Thrifty Tunes 10.10.09: Kris Kristofferson - Jesus Was A Capricorn
Posted by Paul Hollingsworth on 10.10.2009
His best known songs were hits for other people. He starred in a movie with Barbara Streisand. Still, he may be the coolest musician on the face of the planet.
The first time I saw a picture of Kris Kristofferson, when I was a kid in the 70's, I thought he was Jesus. He had long hair, a thick beard, and always seemed to have a smile on his face, just like all the pictures of Jesus pasted to the walls in my Sunday school room and in my red covered children's bible. I knew nothing else about Kristofferson, and didn't really have an opinion on his music. When he appeared again, at least on my radar, he was singing with Johnny Cash, Willie Nelson and Waylon Jennings in a band called The Highwaymen. Cash and the others were so iconic, even to a non-country fan like me, that Kristofferson was, at best, 'the other guy' in the group. The next time I saw him, he was hugging Sinead O'Connor after being booed off the stage shortly after her Saturday Night Live faux pas of ripping up a picture of the Pope and urging people to fight the real evil. Again, he sort of looked like Jesus, although a bit greyer, when he spread his arms to console the weeping and shaking O'Connor.
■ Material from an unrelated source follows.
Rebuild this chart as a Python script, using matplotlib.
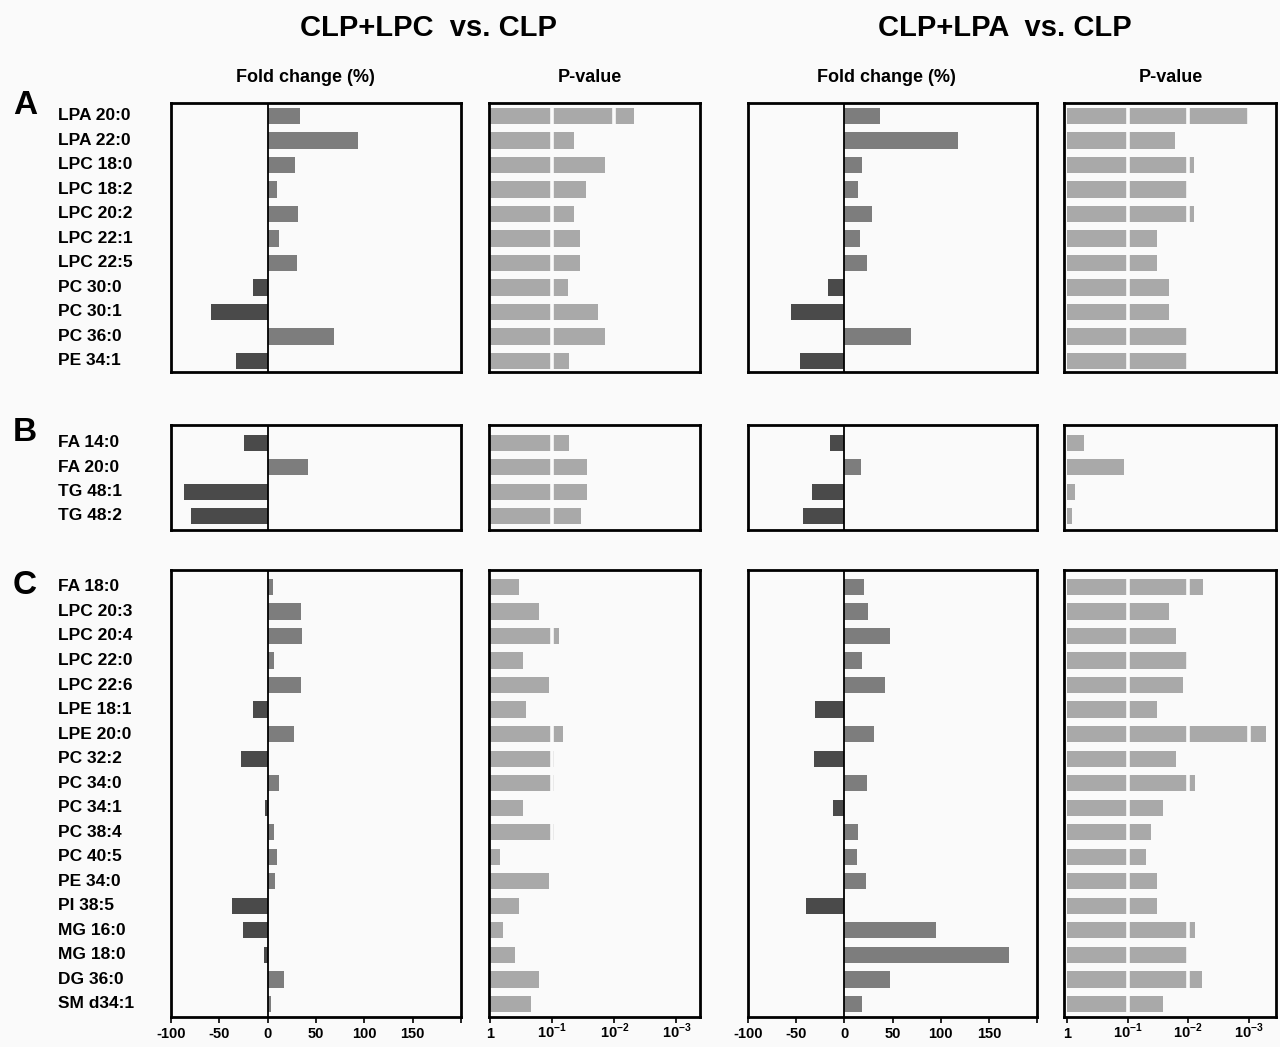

It wasn't until I fell in love with Janis Joplin, during my second year of college, that I became interested in Kristofferson's music. (It certainly wasn't the Streisand movie and song or the Blade movies, for that matter.) When I learned he had written "Me & Bobby McGee", and had actually recorded it before Janis, I immediately went out and found a copy of his debut album. I was sort of underwhelmed. (Roger Miller's version, also, left me mostly indifferent.) There was also another song on that album, "Sunday Morning Comin' Down", that I rather liked, although that song also sounded better when Cash sang it.
I tried a handful of other Kristofferson albums, most of them pulled from out of dollar bins at record stores, but I didn't connect with any of them. While individual songs were good, and I made one or two all Kristofferson mix tapes, there never was an whole album I loved from beginning to end. There was too much country for me in some and too much polish on others. It wasn't until I found Jesus Was A Capricorn, however, that I found a Kristofferson album I liked from beginning to end.
The album opens with the title track, and combined with the smiling picture of Kris on the front cover, brought back my memory of Kristofferson as Jesus from childhood. The song is one of his best, and the lyrics, as almost always, are top shelf good. The song also opened up my eyes to the fact that not all musicians labeled as 'country' sing only about drowning their sorrows in their beer or about grandma's cooking or any other stereotypical notion most have about country. This was a political statement, something country musicians hardly ever did, except for empty chest beating for patriotism and hollow lines about God and guns. (The song also led me directly to the rest of the 'outlaw' country music of the 70's, which in my mind, isn't that far from punk as the most important musical development of the decade. Sadly, both genres are nearly extinct now, except for a handful of deeply underground bands and singers.)
There are a handful of broken love songs on the album, ("Nobody Wins" maybe the best of the bunch.) but the purest, most heartfelt song is "Why Me" which ends the album. I'm, at best, an agnostic these days in matters of religion and faith, but this song manages to capture a feeling that everyone, regardless of their own situation at the time, can relate to. Gospel music, for the most part, is a genre of music I don't care too much for, because it usually comes across as too preachy, or too forced. (Although I will admit, back in the 80's, I was a fan of bands like Stryper and White Cross, but it wasn't so much about their message as it was about the fact that they had loud, distorted guitars.) However, gospel songs like this I can appreciate, because they feel honest and lived in. That's the sort of Jesus, and faith, I can believe in.
Complete Track Listing: (1972 release on Monument Records)
Side One:
1. Jesus Was A Capricorn (Owed To John Prine)
2. Nobody Wins
3. It Sure Was (Love)
4. Enough For You
5. Help Me
Side Two:
1. Jesse Younger
2. Give It Time To Be Tender
3. Out Of Mind, Out of Sight
4. Sugar Man
5. Why Me
Kristofferson will always be known more as a songwriter for other people than as a singer in his own right, which is a shame. There are songs on this album as good, and as well performed, as any of his songs performed by other musicians. This record is definitely one of the highpoints of his solo releases, and covers lots of musical ground. There's plenty of country, but there's also gospel, blues, folk and a hint or two of rock. It's musically diverse in all the right ways, and is about as personal as an album can be and still be accessible to anyone.